Source code of charts

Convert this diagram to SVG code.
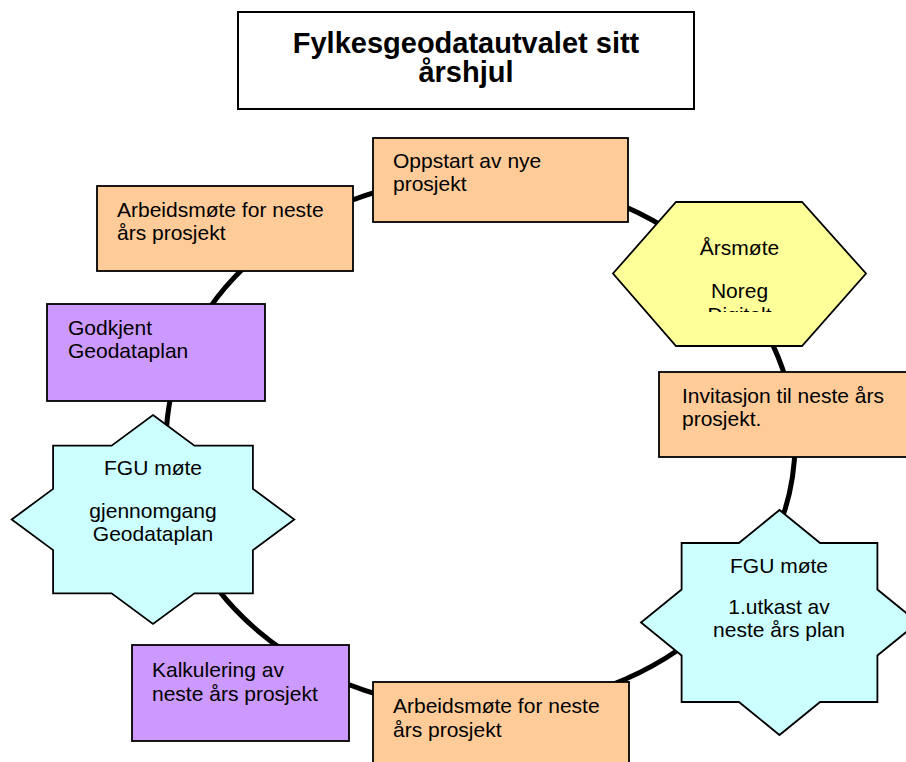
<svg xmlns="http://www.w3.org/2000/svg" width="906" height="762" viewBox="0 0 906 762">
<style>
text{font-family:"Liberation Sans",Arial,sans-serif;font-size:21px;fill:#000}
.title{font-size:29px;font-weight:bold;text-anchor:middle}
.c{text-anchor:middle}
.box{stroke:#000;stroke-width:1.8}
.orange{fill:#FFCC99}
.purple{fill:#CC99FF}
.cyan{fill:#CCFFFF}
.yellow{fill:#FFFF99}
.ring{fill:none;stroke:#000;stroke-width:5}
</style>
<defs>
<clipPath id="hexclip"><rect x="600" y="195" width="280" height="117"/></clipPath>
</defs>
<rect width="906" height="762" fill="#fff"/>
<g id="connectors">
<ellipse class="ring" cx="480.5" cy="443" rx="314.5" ry="266"/>
</g>
<g id="title">
<rect x="238" y="12" width="456" height="97" fill="#fff" stroke="#000" stroke-width="2"/>
<text class="title" x="466" y="53">Fylkesgeodatautvalet sitt</text>
<text class="title" x="466" y="82">årshjul</text>
</g>
<g id="oppstart">
<rect class="box orange" x="373" y="138" width="255" height="84"/>
<text x="393" y="168">Oppstart av nye</text>
<text x="393" y="191">prosjekt</text>
</g>
<g id="arbeidsmote-top">
<rect class="box orange" x="97" y="186" width="256" height="85"/>
<text x="117" y="217">Arbeidsmøte for neste</text>
<text x="117" y="240">års prosjekt</text>
</g>
<g id="arsmote">
<polygon class="box yellow" points="676,202 802,202 866,273.5 802,346 676,346 613,273.5"/>
<g clip-path="url(#hexclip)">
<text class="c" x="739.5" y="255">Årsmøte</text>
<text class="c" x="739.5" y="298">Noreg</text>
<text class="c" x="739.5" y="322">Digitalt</text>
</g>
</g>
<g id="godkjent">
<rect class="box purple" x="47" y="304" width="218" height="97"/>
<text x="68" y="335">Godkjent</text>
<text x="68" y="358">Geodataplan</text>
</g>
<g id="invitasjon">
<rect class="box orange" x="659" y="372" width="260" height="85"/>
<text x="682" y="403">Invitasjon til neste års</text>
<text x="682" y="426">prosjekt.</text>
</g>
<g id="fgu-left">
<polygon class="box cyan" points="153,415 194.4,445.6 252.9,445.6 252.9,488.9 294.3,519.5 252.9,550.1 252.9,593.4 194.4,593.4 153,624 111.6,593.4 53.1,593.4 53.1,550.1 11.7,519.5 53.1,488.9 53.1,445.6 111.6,445.6"/>
<text class="c" x="153" y="475">FGU møte</text>
<text class="c" x="153" y="518">gjennomgang</text>
<text class="c" x="153" y="541">Geodataplan</text>
</g>
<g id="fgu-right">
<polygon class="box cyan" points="779.5,510 820.1,543 877.4,543 877.4,589.5 918,622.5 877.4,655.5 877.4,702 820.1,702 779.5,735 738.9,702 681.6,702 681.6,655.5 641,622.5 681.6,589.5 681.6,543 738.9,543"/>
<text class="c" x="779" y="573">FGU møte</text>
<text class="c" x="779" y="614">1.utkast av</text>
<text class="c" x="779" y="637">neste års plan</text>
</g>
<g id="kalkulering">
<rect class="box purple" x="132" y="645" width="217" height="96"/>
<text x="152" y="677">Kalkulering av</text>
<text x="152" y="701">neste års prosjekt</text>
</g>
<g id="arbeidsmote-bottom">
<rect class="box orange" x="373" y="682" width="256" height="90"/>
<text x="393" y="713">Arbeidsmøte for neste</text>
<text x="393" y="737">års prosjekt</text>
</g>
</svg>
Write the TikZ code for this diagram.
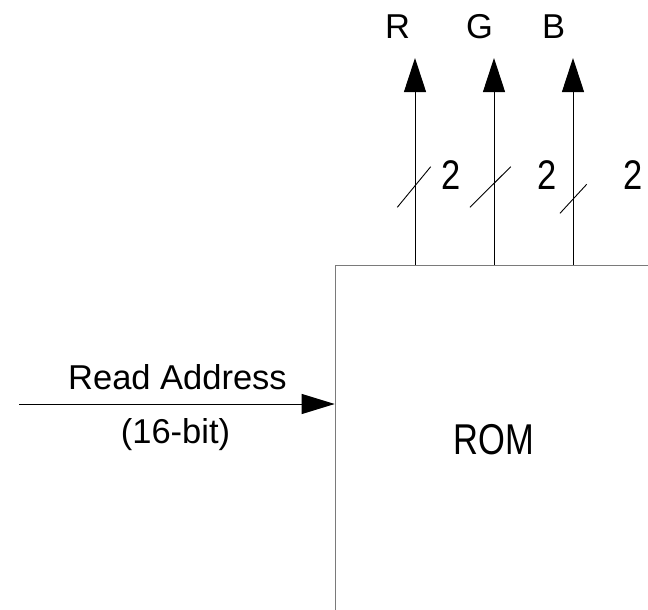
\documentclass[tikz,border=0pt]{standalone}
\usepackage{fontspec}
\setmainfont{Liberation Sans}
\usetikzlibrary{arrows.meta}
\begin{document}
\begin{tikzpicture}[x=1pt,y=-1pt,
  txt/.style={inner sep=0pt,anchor=base,font=\fontsize{34.5}{40}\selectfont},
  bus/.style={line width=1pt,-{Triangle[length=34pt,width=22pt]}},
  slash/.style={line width=0.9pt},
  block/.style={draw=black!52,line width=1.6pt,minimum width=317pt,minimum height=348pt,inner sep=0pt,
    font=\fontsize{34.5}{40}\selectfont}]
\useasboundingbox (0,0) rectangle (648,610);
\clip (0,0) rectangle (648,610);

% memory block (extends past the frame on the right and bottom)
\node[block] (rom) at (494,439.5) {\scalebox{1}[1.25]{ROM}};

% colour outputs
\node[txt] (R) at (397.5,39) {R};
\node[txt] (G) at (479.5,39) {G};
\node[txt] (B) at (553.5,39) {B};
\coordinate (tipR) at (415,58);
\coordinate (tipG) at (494,58);
\coordinate (tipB) at (573,58);
\draw[bus] (rom.north -| tipR) -- (tipR);
\draw[bus] (rom.north -| tipG) -- (tipG);
\draw[bus] (rom.north -| tipB) -- (tipB);

% bus-width marks
\draw[slash] (397.3,207.3) -- (430.7,166.7);
\draw[slash] (470,207.3) -- (510.7,166.7);
\draw[slash] (560,213.3) -- (586.7,184.3);
\node[txt] (w1) at (450.8,189.5) {\scalebox{1}[1.2]{2}};
\node[txt] (w2) at (547,189.5) {\scalebox{1}[1.2]{2}};
\node[txt] (w3) at (633,189.5) {\scalebox{1}[1.2]{2}};

% address input
\coordinate (addr) at (19,404);
\draw[line width=1pt,-{Triangle[length=33pt,width=20pt]}] (addr) -- (rom.west |- addr);
\node[txt] (lab1) at (177.5,389) {Read Address};
\node[txt] (lab2) at (175.5,443) {(16-bit)};
\end{tikzpicture}
\end{document}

(Work instructions)
Copy everything in the records above except the pictures, exactly as written.

(Solution to the problem)
Convert this diagram to SVG code.
<svg xmlns="http://www.w3.org/2000/svg" width="906" height="762" viewBox="0 0 906 762">
<style>
text{font-family:"Liberation Sans",Arial,sans-serif;font-size:21px;fill:#000}
.title{font-size:29px;font-weight:bold;text-anchor:middle}
.c{text-anchor:middle}
.box{stroke:#000;stroke-width:1.8}
.orange{fill:#FFCC99}
.purple{fill:#CC99FF}
.cyan{fill:#CCFFFF}
.yellow{fill:#FFFF99}
.ring{fill:none;stroke:#000;stroke-width:5}
</style>
<defs>
<clipPath id="hexclip"><rect x="600" y="195" width="280" height="117"/></clipPath>
</defs>
<rect width="906" height="762" fill="#fff"/>
<g id="connectors">
<ellipse class="ring" cx="480.5" cy="443" rx="314.5" ry="266"/>
</g>
<g id="title">
<rect x="238" y="12" width="456" height="97" fill="#fff" stroke="#000" stroke-width="2"/>
<text class="title" x="466" y="53">Fylkesgeodatautvalet sitt</text>
<text class="title" x="466" y="82">årshjul</text>
</g>
<g id="oppstart">
<rect class="box orange" x="373" y="138" width="255" height="84"/>
<text x="393" y="168">Oppstart av nye</text>
<text x="393" y="191">prosjekt</text>
</g>
<g id="arbeidsmote-top">
<rect class="box orange" x="97" y="186" width="256" height="85"/>
<text x="117" y="217">Arbeidsmøte for neste</text>
<text x="117" y="240">års prosjekt</text>
</g>
<g id="arsmote">
<polygon class="box yellow" points="676,202 802,202 866,273.5 802,346 676,346 613,273.5"/>
<g clip-path="url(#hexclip)">
<text class="c" x="739.5" y="255">Årsmøte</text>
<text class="c" x="739.5" y="298">Noreg</text>
<text class="c" x="739.5" y="322">Digitalt</text>
</g>
</g>
<g id="godkjent">
<rect class="box purple" x="47" y="304" width="218" height="97"/>
<text x="68" y="335">Godkjent</text>
<text x="68" y="358">Geodataplan</text>
</g>
<g id="invitasjon">
<rect class="box orange" x="659" y="372" width="260" height="85"/>
<text x="682" y="403">Invitasjon til neste års</text>
<text x="682" y="426">prosjekt.</text>
</g>
<g id="fgu-left">
<polygon class="box cyan" points="153,415 194.4,445.6 252.9,445.6 252.9,488.9 294.3,519.5 252.9,550.1 252.9,593.4 194.4,593.4 153,624 111.6,593.4 53.1,593.4 53.1,550.1 11.7,519.5 53.1,488.9 53.1,445.6 111.6,445.6"/>
<text class="c" x="153" y="475">FGU møte</text>
<text class="c" x="153" y="518">gjennomgang</text>
<text class="c" x="153" y="541">Geodataplan</text>
</g>
<g id="fgu-right">
<polygon class="box cyan" points="779.5,510 820.1,543 877.4,543 877.4,589.5 918,622.5 877.4,655.5 877.4,702 820.1,702 779.5,735 738.9,702 681.6,702 681.6,655.5 641,622.5 681.6,589.5 681.6,543 738.9,543"/>
<text class="c" x="779" y="573">FGU møte</text>
<text class="c" x="779" y="614">1.utkast av</text>
<text class="c" x="779" y="637">neste års plan</text>
</g>
<g id="kalkulering">
<rect class="box purple" x="132" y="645" width="217" height="96"/>
<text x="152" y="677">Kalkulering av</text>
<text x="152" y="701">neste års prosjekt</text>
</g>
<g id="arbeidsmote-bottom">
<rect class="box orange" x="373" y="682" width="256" height="90"/>
<text x="393" y="713">Arbeidsmøte for neste</text>
<text x="393" y="737">års prosjekt</text>
</g>
</svg>
Write the TikZ code for this diagram.
\documentclass[tikz,border=0pt]{standalone}
\usepackage{fontspec}
\setmainfont{Liberation Sans}
\usetikzlibrary{arrows.meta}
\begin{document}
\begin{tikzpicture}[x=1pt,y=-1pt,
  txt/.style={inner sep=0pt,anchor=base,font=\fontsize{34.5}{40}\selectfont},
  bus/.style={line width=1pt,-{Triangle[length=34pt,width=22pt]}},
  slash/.style={line width=0.9pt},
  block/.style={draw=black!52,line width=1.6pt,minimum width=317pt,minimum height=348pt,inner sep=0pt,
    font=\fontsize{34.5}{40}\selectfont}]
\useasboundingbox (0,0) rectangle (648,610);
\clip (0,0) rectangle (648,610);

% memory block (extends past the frame on the right and bottom)
\node[block] (rom) at (494,439.5) {\scalebox{1}[1.25]{ROM}};

% colour outputs
\node[txt] (R) at (397.5,39) {R};
\node[txt] (G) at (479.5,39) {G};
\node[txt] (B) at (553.5,39) {B};
\coordinate (tipR) at (415,58);
\coordinate (tipG) at (494,58);
\coordinate (tipB) at (573,58);
\draw[bus] (rom.north -| tipR) -- (tipR);
\draw[bus] (rom.north -| tipG) -- (tipG);
\draw[bus] (rom.north -| tipB) -- (tipB);

% bus-width marks
\draw[slash] (397.3,207.3) -- (430.7,166.7);
\draw[slash] (470,207.3) -- (510.7,166.7);
\draw[slash] (560,213.3) -- (586.7,184.3);
\node[txt] (w1) at (450.8,189.5) {\scalebox{1}[1.2]{2}};
\node[txt] (w2) at (547,189.5) {\scalebox{1}[1.2]{2}};
\node[txt] (w3) at (633,189.5) {\scalebox{1}[1.2]{2}};

% address input
\coordinate (addr) at (19,404);
\draw[line width=1pt,-{Triangle[length=33pt,width=20pt]}] (addr) -- (rom.west |- addr);
\node[txt] (lab1) at (177.5,389) {Read Address};
\node[txt] (lab2) at (175.5,443) {(16-bit)};
\end{tikzpicture}
\end{document}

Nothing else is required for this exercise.